-- Start --

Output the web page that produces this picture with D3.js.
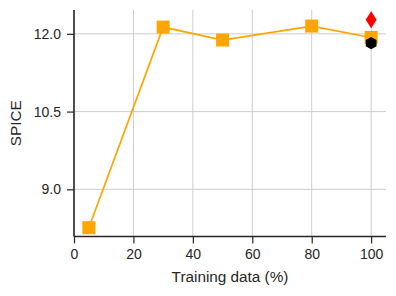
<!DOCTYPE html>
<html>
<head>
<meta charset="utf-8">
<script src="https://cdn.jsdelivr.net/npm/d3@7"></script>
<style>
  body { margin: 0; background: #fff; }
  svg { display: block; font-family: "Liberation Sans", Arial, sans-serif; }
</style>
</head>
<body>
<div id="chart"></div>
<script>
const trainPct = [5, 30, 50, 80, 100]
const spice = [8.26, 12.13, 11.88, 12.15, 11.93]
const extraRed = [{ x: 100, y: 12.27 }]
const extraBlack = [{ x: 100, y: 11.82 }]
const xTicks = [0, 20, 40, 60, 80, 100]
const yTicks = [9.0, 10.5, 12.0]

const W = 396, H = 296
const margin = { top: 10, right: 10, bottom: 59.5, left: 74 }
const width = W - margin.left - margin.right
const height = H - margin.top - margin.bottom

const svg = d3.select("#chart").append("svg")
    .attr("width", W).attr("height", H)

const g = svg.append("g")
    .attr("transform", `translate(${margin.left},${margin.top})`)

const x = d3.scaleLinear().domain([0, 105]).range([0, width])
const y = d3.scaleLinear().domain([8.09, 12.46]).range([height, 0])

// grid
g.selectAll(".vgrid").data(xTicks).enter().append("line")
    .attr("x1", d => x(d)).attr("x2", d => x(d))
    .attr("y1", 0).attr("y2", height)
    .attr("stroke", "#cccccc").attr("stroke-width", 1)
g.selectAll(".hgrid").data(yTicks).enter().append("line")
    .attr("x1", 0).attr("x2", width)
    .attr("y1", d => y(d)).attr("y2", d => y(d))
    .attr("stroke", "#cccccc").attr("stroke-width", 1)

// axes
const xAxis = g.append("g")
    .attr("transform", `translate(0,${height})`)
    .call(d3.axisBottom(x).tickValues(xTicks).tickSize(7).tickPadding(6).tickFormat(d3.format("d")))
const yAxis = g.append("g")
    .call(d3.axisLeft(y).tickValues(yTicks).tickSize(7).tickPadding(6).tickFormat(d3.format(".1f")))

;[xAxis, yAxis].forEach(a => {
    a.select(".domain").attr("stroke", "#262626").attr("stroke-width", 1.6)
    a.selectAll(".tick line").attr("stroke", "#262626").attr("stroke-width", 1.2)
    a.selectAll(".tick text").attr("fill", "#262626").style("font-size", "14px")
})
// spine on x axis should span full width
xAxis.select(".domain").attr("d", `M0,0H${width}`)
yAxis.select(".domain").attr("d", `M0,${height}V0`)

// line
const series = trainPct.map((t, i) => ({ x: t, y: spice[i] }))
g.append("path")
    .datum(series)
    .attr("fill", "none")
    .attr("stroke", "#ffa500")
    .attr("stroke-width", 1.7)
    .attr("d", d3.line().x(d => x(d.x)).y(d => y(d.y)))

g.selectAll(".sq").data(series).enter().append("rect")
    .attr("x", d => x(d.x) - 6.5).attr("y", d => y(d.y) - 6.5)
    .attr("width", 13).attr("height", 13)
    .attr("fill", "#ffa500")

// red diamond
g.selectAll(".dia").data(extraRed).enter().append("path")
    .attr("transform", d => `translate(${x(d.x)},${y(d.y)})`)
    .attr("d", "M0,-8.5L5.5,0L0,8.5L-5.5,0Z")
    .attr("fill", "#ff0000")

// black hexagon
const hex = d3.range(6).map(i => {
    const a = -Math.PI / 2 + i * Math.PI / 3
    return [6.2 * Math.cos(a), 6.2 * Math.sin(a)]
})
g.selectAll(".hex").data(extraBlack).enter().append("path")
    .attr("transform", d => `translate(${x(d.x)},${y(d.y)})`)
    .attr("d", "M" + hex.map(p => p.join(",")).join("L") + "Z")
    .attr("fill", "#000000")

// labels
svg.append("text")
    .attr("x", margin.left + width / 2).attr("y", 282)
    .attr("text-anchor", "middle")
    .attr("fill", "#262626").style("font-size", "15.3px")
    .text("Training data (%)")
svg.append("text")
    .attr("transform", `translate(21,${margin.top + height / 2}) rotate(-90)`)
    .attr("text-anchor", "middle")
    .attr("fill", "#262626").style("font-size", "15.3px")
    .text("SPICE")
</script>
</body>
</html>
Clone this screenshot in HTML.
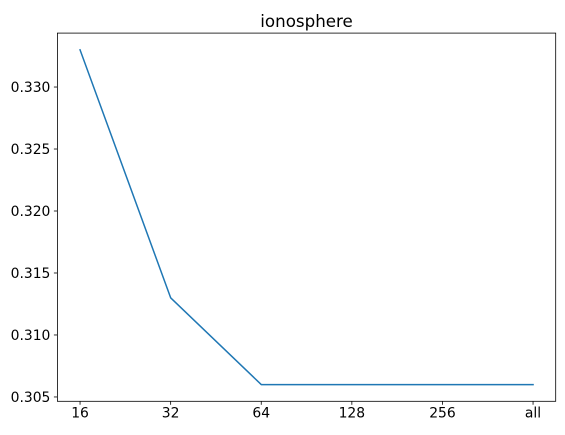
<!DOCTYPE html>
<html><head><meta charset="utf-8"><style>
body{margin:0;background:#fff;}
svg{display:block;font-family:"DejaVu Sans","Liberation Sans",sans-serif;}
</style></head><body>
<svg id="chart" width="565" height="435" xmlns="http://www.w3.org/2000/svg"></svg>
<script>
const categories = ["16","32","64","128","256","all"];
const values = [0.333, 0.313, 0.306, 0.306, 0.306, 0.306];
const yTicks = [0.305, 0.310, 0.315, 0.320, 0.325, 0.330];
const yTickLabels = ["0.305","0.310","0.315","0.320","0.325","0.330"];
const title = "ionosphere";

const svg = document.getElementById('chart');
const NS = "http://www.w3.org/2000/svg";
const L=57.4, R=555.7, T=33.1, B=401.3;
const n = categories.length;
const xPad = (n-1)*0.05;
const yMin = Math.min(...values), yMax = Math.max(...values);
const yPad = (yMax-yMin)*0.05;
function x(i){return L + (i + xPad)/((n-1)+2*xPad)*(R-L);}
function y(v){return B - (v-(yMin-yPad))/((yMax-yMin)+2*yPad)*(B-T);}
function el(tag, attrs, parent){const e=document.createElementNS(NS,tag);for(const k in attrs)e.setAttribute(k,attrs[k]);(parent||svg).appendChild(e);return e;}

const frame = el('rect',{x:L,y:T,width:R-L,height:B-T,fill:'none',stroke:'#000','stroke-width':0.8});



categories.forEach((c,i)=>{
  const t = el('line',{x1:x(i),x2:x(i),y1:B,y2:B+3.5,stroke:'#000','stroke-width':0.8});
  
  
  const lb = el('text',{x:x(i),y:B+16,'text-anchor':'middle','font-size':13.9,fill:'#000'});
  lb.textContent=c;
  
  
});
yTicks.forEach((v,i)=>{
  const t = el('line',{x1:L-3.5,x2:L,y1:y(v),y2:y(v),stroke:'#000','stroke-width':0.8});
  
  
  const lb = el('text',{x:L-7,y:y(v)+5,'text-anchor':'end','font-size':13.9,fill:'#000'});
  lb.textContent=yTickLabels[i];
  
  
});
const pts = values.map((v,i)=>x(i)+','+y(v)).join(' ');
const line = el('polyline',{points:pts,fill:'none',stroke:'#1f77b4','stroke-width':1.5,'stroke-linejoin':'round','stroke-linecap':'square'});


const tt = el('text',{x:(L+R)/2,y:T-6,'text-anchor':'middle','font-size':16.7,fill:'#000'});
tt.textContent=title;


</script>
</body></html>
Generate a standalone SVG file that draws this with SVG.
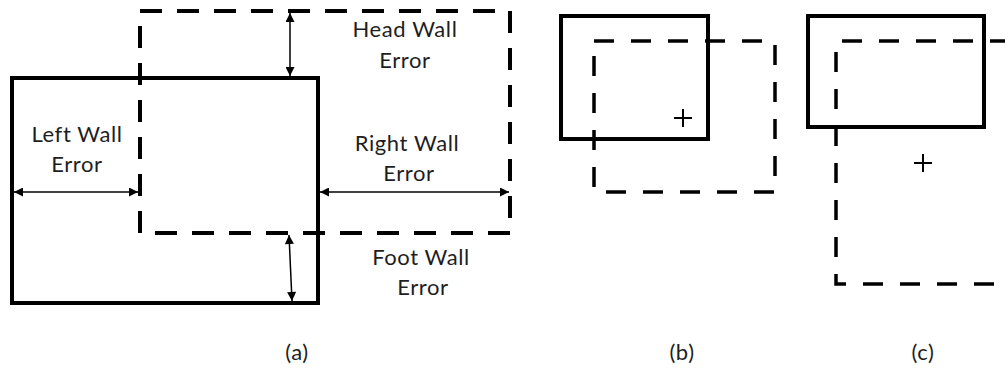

-- End --

- **DIRECTIVE**
Omit every picture, then repeat the remaining data exactly as it appears above.

- **SOLUTION FOR THIS EXERCISE**
Output the web page that produces this picture with D3.js.
<!DOCTYPE html>
<html>
<head>
<meta charset="utf-8">
<script src="https://cdn.jsdelivr.net/npm/d3@7"></script>
<style>
  body { margin: 0; background: #fff; }
  svg { display: block; font-family: "Liberation Sans", Arial, sans-serif; }
</style>
</head>
<body>
<div id="chart"></div>
<script>
const trainPct = [5, 30, 50, 80, 100]
const spice = [8.26, 12.13, 11.88, 12.15, 11.93]
const extraRed = [{ x: 100, y: 12.27 }]
const extraBlack = [{ x: 100, y: 11.82 }]
const xTicks = [0, 20, 40, 60, 80, 100]
const yTicks = [9.0, 10.5, 12.0]

const W = 396, H = 296
const margin = { top: 10, right: 10, bottom: 59.5, left: 74 }
const width = W - margin.left - margin.right
const height = H - margin.top - margin.bottom

const svg = d3.select("#chart").append("svg")
    .attr("width", W).attr("height", H)

const g = svg.append("g")
    .attr("transform", `translate(${margin.left},${margin.top})`)

const x = d3.scaleLinear().domain([0, 105]).range([0, width])
const y = d3.scaleLinear().domain([8.09, 12.46]).range([height, 0])

// grid
g.selectAll(".vgrid").data(xTicks).enter().append("line")
    .attr("x1", d => x(d)).attr("x2", d => x(d))
    .attr("y1", 0).attr("y2", height)
    .attr("stroke", "#cccccc").attr("stroke-width", 1)
g.selectAll(".hgrid").data(yTicks).enter().append("line")
    .attr("x1", 0).attr("x2", width)
    .attr("y1", d => y(d)).attr("y2", d => y(d))
    .attr("stroke", "#cccccc").attr("stroke-width", 1)

// axes
const xAxis = g.append("g")
    .attr("transform", `translate(0,${height})`)
    .call(d3.axisBottom(x).tickValues(xTicks).tickSize(7).tickPadding(6).tickFormat(d3.format("d")))
const yAxis = g.append("g")
    .call(d3.axisLeft(y).tickValues(yTicks).tickSize(7).tickPadding(6).tickFormat(d3.format(".1f")))

;[xAxis, yAxis].forEach(a => {
    a.select(".domain").attr("stroke", "#262626").attr("stroke-width", 1.6)
    a.selectAll(".tick line").attr("stroke", "#262626").attr("stroke-width", 1.2)
    a.selectAll(".tick text").attr("fill", "#262626").style("font-size", "14px")
})
// spine on x axis should span full width
xAxis.select(".domain").attr("d", `M0,0H${width}`)
yAxis.select(".domain").attr("d", `M0,${height}V0`)

// line
const series = trainPct.map((t, i) => ({ x: t, y: spice[i] }))
g.append("path")
    .datum(series)
    .attr("fill", "none")
    .attr("stroke", "#ffa500")
    .attr("stroke-width", 1.7)
    .attr("d", d3.line().x(d => x(d.x)).y(d => y(d.y)))

g.selectAll(".sq").data(series).enter().append("rect")
    .attr("x", d => x(d.x) - 6.5).attr("y", d => y(d.y) - 6.5)
    .attr("width", 13).attr("height", 13)
    .attr("fill", "#ffa500")

// red diamond
g.selectAll(".dia").data(extraRed).enter().append("path")
    .attr("transform", d => `translate(${x(d.x)},${y(d.y)})`)
    .attr("d", "M0,-8.5L5.5,0L0,8.5L-5.5,0Z")
    .attr("fill", "#ff0000")

// black hexagon
const hex = d3.range(6).map(i => {
    const a = -Math.PI / 2 + i * Math.PI / 3
    return [6.2 * Math.cos(a), 6.2 * Math.sin(a)]
})
g.selectAll(".hex").data(extraBlack).enter().append("path")
    .attr("transform", d => `translate(${x(d.x)},${y(d.y)})`)
    .attr("d", "M" + hex.map(p => p.join(",")).join("L") + "Z")
    .attr("fill", "#000000")

// labels
svg.append("text")
    .attr("x", margin.left + width / 2).attr("y", 282)
    .attr("text-anchor", "middle")
    .attr("fill", "#262626").style("font-size", "15.3px")
    .text("Training data (%)")
svg.append("text")
    .attr("transform", `translate(21,${margin.top + height / 2}) rotate(-90)`)
    .attr("text-anchor", "middle")
    .attr("fill", "#262626").style("font-size", "15.3px")
    .text("SPICE")
</script>
</body>
</html>
Clone this screenshot in HTML.
<!DOCTYPE html>
<html><head><meta charset="utf-8"><style>
body{margin:0;background:#fff;}
svg{display:block;font-family:"DejaVu Sans","Liberation Sans",sans-serif;}
</style></head><body>
<svg id="chart" width="565" height="435" xmlns="http://www.w3.org/2000/svg"></svg>
<script>
const categories = ["16","32","64","128","256","all"];
const values = [0.333, 0.313, 0.306, 0.306, 0.306, 0.306];
const yTicks = [0.305, 0.310, 0.315, 0.320, 0.325, 0.330];
const yTickLabels = ["0.305","0.310","0.315","0.320","0.325","0.330"];
const title = "ionosphere";

const svg = document.getElementById('chart');
const NS = "http://www.w3.org/2000/svg";
const L=57.4, R=555.7, T=33.1, B=401.3;
const n = categories.length;
const xPad = (n-1)*0.05;
const yMin = Math.min(...values), yMax = Math.max(...values);
const yPad = (yMax-yMin)*0.05;
function x(i){return L + (i + xPad)/((n-1)+2*xPad)*(R-L);}
function y(v){return B - (v-(yMin-yPad))/((yMax-yMin)+2*yPad)*(B-T);}
function el(tag, attrs, parent){const e=document.createElementNS(NS,tag);for(const k in attrs)e.setAttribute(k,attrs[k]);(parent||svg).appendChild(e);return e;}

const frame = el('rect',{x:L,y:T,width:R-L,height:B-T,fill:'none',stroke:'#000','stroke-width':0.8});



categories.forEach((c,i)=>{
  const t = el('line',{x1:x(i),x2:x(i),y1:B,y2:B+3.5,stroke:'#000','stroke-width':0.8});
  
  
  const lb = el('text',{x:x(i),y:B+16,'text-anchor':'middle','font-size':13.9,fill:'#000'});
  lb.textContent=c;
  
  
});
yTicks.forEach((v,i)=>{
  const t = el('line',{x1:L-3.5,x2:L,y1:y(v),y2:y(v),stroke:'#000','stroke-width':0.8});
  
  
  const lb = el('text',{x:L-7,y:y(v)+5,'text-anchor':'end','font-size':13.9,fill:'#000'});
  lb.textContent=yTickLabels[i];
  
  
});
const pts = values.map((v,i)=>x(i)+','+y(v)).join(' ');
const line = el('polyline',{points:pts,fill:'none',stroke:'#1f77b4','stroke-width':1.5,'stroke-linejoin':'round','stroke-linecap':'square'});


const tt = el('text',{x:(L+R)/2,y:T-6,'text-anchor':'middle','font-size':16.7,fill:'#000'});
tt.textContent=title;


</script>
</body></html>
Generate a standalone SVG file that draws this with SVG.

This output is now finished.